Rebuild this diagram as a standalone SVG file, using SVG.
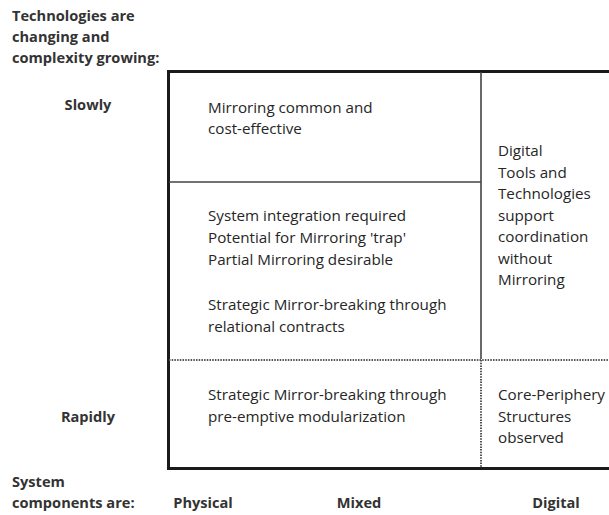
<svg xmlns="http://www.w3.org/2000/svg" width="609" height="515" viewBox="0 0 609 515">
<style>
.t{font-family:"Open Sans","Liberation Sans",sans-serif;font-size:15.2px;fill:#262626}
.b{font-family:"Open Sans","Liberation Sans",sans-serif;font-size:14.6px;font-weight:bold;fill:#333}
.thick{stroke:#1a1a1a;stroke-width:3;fill:none}
.thin{stroke:#444;stroke-width:1.6;fill:none}
.dash{stroke:#555;stroke-width:2;stroke-dasharray:1.5 1.2;fill:none}
</style>
<rect width="609" height="515" fill="#fff"/>
<g id="labels">
<text class="b" x="12" y="21">Technologies are</text>
<text class="b" x="12" y="42">changing and</text>
<text class="b" x="12" y="63">complexity growing:</text>
<text class="b" x="88" y="110" text-anchor="middle">Slowly</text>
<text class="b" x="88" y="422" text-anchor="middle">Rapidly</text>
<text class="b" x="12" y="487">System</text>
<text class="b" x="12" y="508">components are:</text>
<text class="b" x="203" y="508" text-anchor="middle">Physical</text>
<text class="b" x="359" y="508" text-anchor="middle">Mixed</text>
<text class="b" x="556" y="508" text-anchor="middle">Digital</text>
</g>
<g id="grid">
<path class="thick" d="M609 71.5H168.5V468.5H609"/>
<path class="thin" d="M481 72V359M169 182H481"/>
<path class="dash" d="M169 360H609M481 360V467"/>
</g>
<g id="cell-slow-physical">
<text class="t" x="208" y="113">Mirroring common and</text>
<text class="t" x="208" y="134">cost-effective</text>
</g>
<g id="cell-mixed">
<text class="t" x="208" y="221">System integration required</text>
<text class="t" x="208" y="243">Potential for Mirroring 'trap'</text>
<text class="t" x="208" y="264.5">Partial Mirroring desirable</text>
<text class="t" x="208" y="310">Strategic Mirror-breaking through</text>
<text class="t" x="208" y="331.5">relational contracts</text>
</g>
<g id="cell-digital">
<text class="t" x="498" y="156">Digital</text>
<text class="t" x="498" y="177.5">Tools and</text>
<text class="t" x="498" y="199">Technologies</text>
<text class="t" x="498" y="220.5">support</text>
<text class="t" x="498" y="242">coordination</text>
<text class="t" x="498" y="263.5">without</text>
<text class="t" x="498" y="285">Mirroring</text>
</g>
<g id="cell-rapid-physical">
<text class="t" x="208" y="400">Strategic Mirror-breaking through</text>
<text class="t" x="208" y="421.5">pre-emptive modularization</text>
</g>
<g id="cell-rapid-digital">
<text class="t" x="498" y="400">Core-Periphery</text>
<text class="t" x="498" y="421.5">Structures</text>
<text class="t" x="498" y="443">observed</text>
</g>
</svg>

※

All the material shown above is to be copied exactly, with no pictures carried over.

Output of the task =>
Rebuild this diagram as a standalone SVG file, using SVG.
<svg xmlns="http://www.w3.org/2000/svg" width="609" height="515" viewBox="0 0 609 515">
<style>
.t{font-family:"Open Sans","Liberation Sans",sans-serif;font-size:15.2px;fill:#262626}
.b{font-family:"Open Sans","Liberation Sans",sans-serif;font-size:14.6px;font-weight:bold;fill:#333}
.thick{stroke:#1a1a1a;stroke-width:3;fill:none}
.thin{stroke:#444;stroke-width:1.6;fill:none}
.dash{stroke:#555;stroke-width:2;stroke-dasharray:1.5 1.2;fill:none}
</style>
<rect width="609" height="515" fill="#fff"/>
<g id="labels">
<text class="b" x="12" y="21">Technologies are</text>
<text class="b" x="12" y="42">changing and</text>
<text class="b" x="12" y="63">complexity growing:</text>
<text class="b" x="88" y="110" text-anchor="middle">Slowly</text>
<text class="b" x="88" y="422" text-anchor="middle">Rapidly</text>
<text class="b" x="12" y="487">System</text>
<text class="b" x="12" y="508">components are:</text>
<text class="b" x="203" y="508" text-anchor="middle">Physical</text>
<text class="b" x="359" y="508" text-anchor="middle">Mixed</text>
<text class="b" x="556" y="508" text-anchor="middle">Digital</text>
</g>
<g id="grid">
<path class="thick" d="M609 71.5H168.5V468.5H609"/>
<path class="thin" d="M481 72V359M169 182H481"/>
<path class="dash" d="M169 360H609M481 360V467"/>
</g>
<g id="cell-slow-physical">
<text class="t" x="208" y="113">Mirroring common and</text>
<text class="t" x="208" y="134">cost-effective</text>
</g>
<g id="cell-mixed">
<text class="t" x="208" y="221">System integration required</text>
<text class="t" x="208" y="243">Potential for Mirroring 'trap'</text>
<text class="t" x="208" y="264.5">Partial Mirroring desirable</text>
<text class="t" x="208" y="310">Strategic Mirror-breaking through</text>
<text class="t" x="208" y="331.5">relational contracts</text>
</g>
<g id="cell-digital">
<text class="t" x="498" y="156">Digital</text>
<text class="t" x="498" y="177.5">Tools and</text>
<text class="t" x="498" y="199">Technologies</text>
<text class="t" x="498" y="220.5">support</text>
<text class="t" x="498" y="242">coordination</text>
<text class="t" x="498" y="263.5">without</text>
<text class="t" x="498" y="285">Mirroring</text>
</g>
<g id="cell-rapid-physical">
<text class="t" x="208" y="400">Strategic Mirror-breaking through</text>
<text class="t" x="208" y="421.5">pre-emptive modularization</text>
</g>
<g id="cell-rapid-digital">
<text class="t" x="498" y="400">Core-Periphery</text>
<text class="t" x="498" y="421.5">Structures</text>
<text class="t" x="498" y="443">observed</text>
</g>
</svg>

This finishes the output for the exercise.